L’angelo vestito di bianco vuole coinvolgere ciascuno di noi nel mistero della risurrezione. Questi nostri fratelli e sorelle che vedete rivestiti di una veste bianca ci fanno vedere visibilmente quel che deve avvenire nel cuore dui ciascuno di noi, come dice l’apostolo Paolo: “Rivestitevi dunque… di sentimenti di misericordia, di bontà, di umiltà, di mansuetudine, di pazienza…al di sopra di tutto poi vi sia la carità, che è il vincolo di perfezione” (Cl 3, 12). Il Battesimo che viene amministrato ad alcuni bambini questa notte di Pasqua è il segno dell’amore di Dio che ci avvolge e ci libera dal male e dalla morte. Sì, Dio ci rigenera ad una nuova vita, ci rende cittadini di un nuovo mondo, ci dona un cuore nuovo, ci dona pensieri nuovi. Noi non siamo più figli della tristezza e della morte, ma figli della risurrezione.

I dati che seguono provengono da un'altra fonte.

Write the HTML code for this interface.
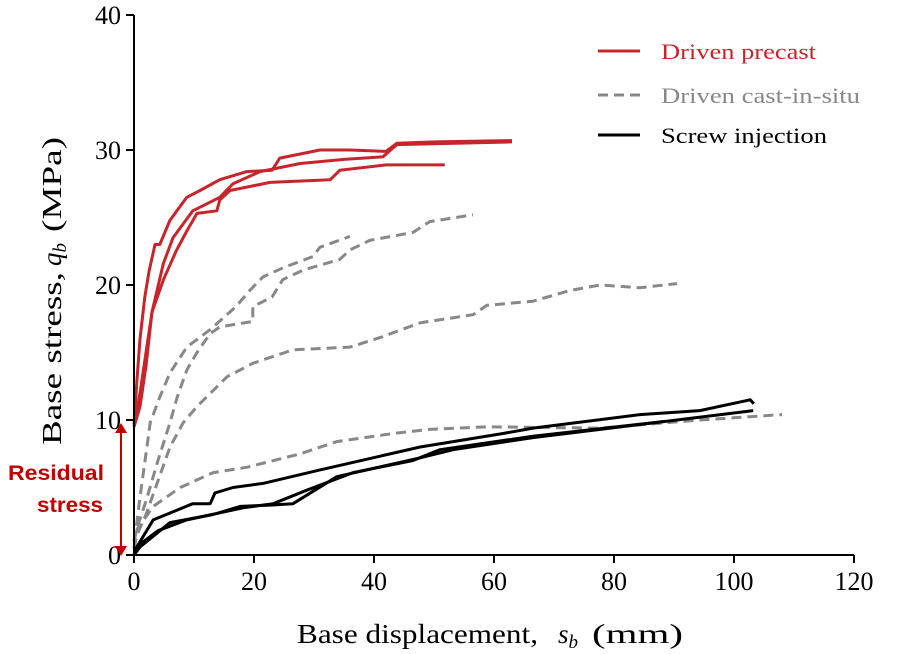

L’annuncio della Pasqua non si ferma a quelle donne, non si chiude nelle mura della nostra cattedrale, non riguarda solo noi, bensì il mondo intero. “Ora andate”, dice l’angelo bianco alle tre donne. Sì, bisogna andare e annunciare che Gesù è risorto, che la vita ha vinto la morte, che l’amore è più forte dell’odio. Non possiamo più indugiare. C’è fretta di annunciare la risurrezione a Terni e ovunque andiamo. Quelle donne, ancora una volta, ci stanno dinnanzi indicandoci che l’amore è l’unica forza che salva, l’unica via della pace stabile. Seguiamole! Quelle donne, anche se piene di timore e di spavento, avevano compreso che Gesù non era morto e che sarebbe rimasto con loro per sempre. Dobbiamo dirlo anche noi: la morte non ha più potere sulla vita; le tombe di questo mondo non sono più chiuse per sempre! Il Signore è risorto.